The U.S. Chamber believes that organized labor will push hard to bring EFCA, or a compromise, to vote to get people on the record as for or against it before the mid-term elections this fall. When pressed, neither Colorado senator would support the current EFCA bill, but they were non-committal regarding a compromise.

When the delegation questioned why supporters believed that EFCA was needed today, both noted that the lack of consistency of enforcement of past labor laws has contributed to the issue. Our response was that if it is enforcement of current law that is the problem, instead of creating additional mandates for employers and employees, why not just enforce the current law? We didn’t receive opposition to this suggestion. Senator Bennet was clearly concerned by the lack of focus on what he believes are our most important issues: education, job development and paying down the national debt.
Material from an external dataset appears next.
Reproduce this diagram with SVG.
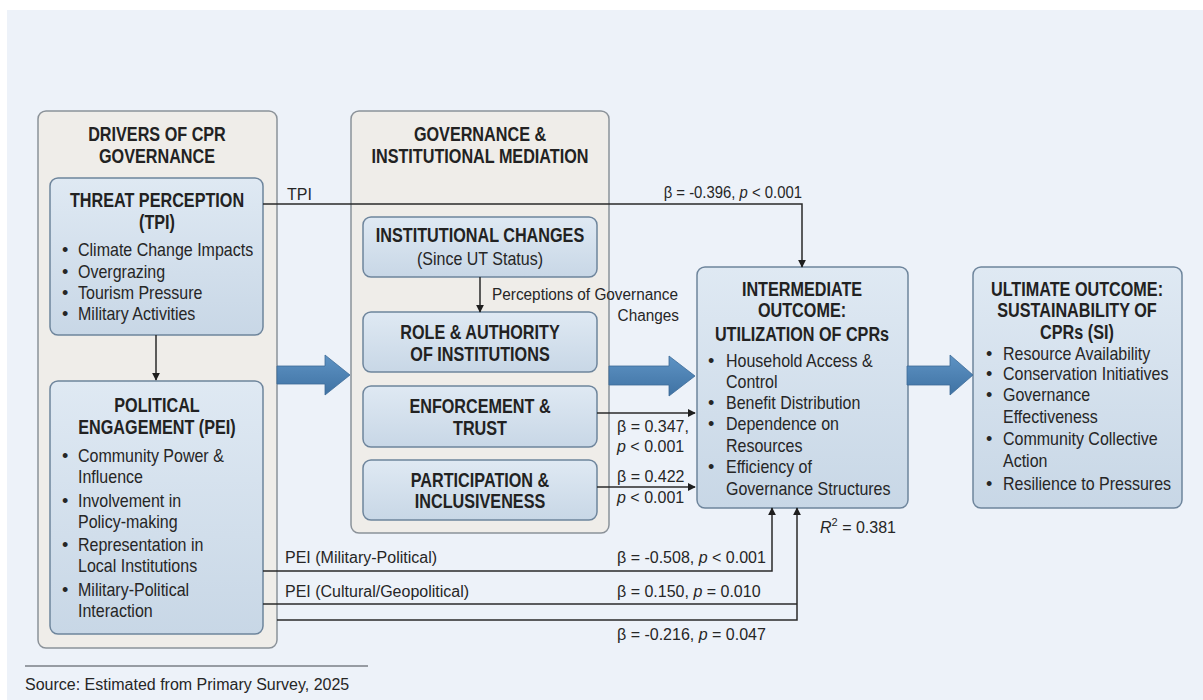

It was clear from our conversations that true gridlock has taken over Washington. There was clear frustration by both senators with the inability to move forward on anything of meaning without stifling partisan politics. It has become the rule instead of the exception.

The U.S. Chamber’s recent Colorado-specific poll showed how unpopular the proposed “compromises” regarding EFCA in the Senate are within the state. The simple fact is that there is no compromise on EFCA that will not harm employers’ ability to compete and create jobs, as well as infringe upon the rights of both workers and employers.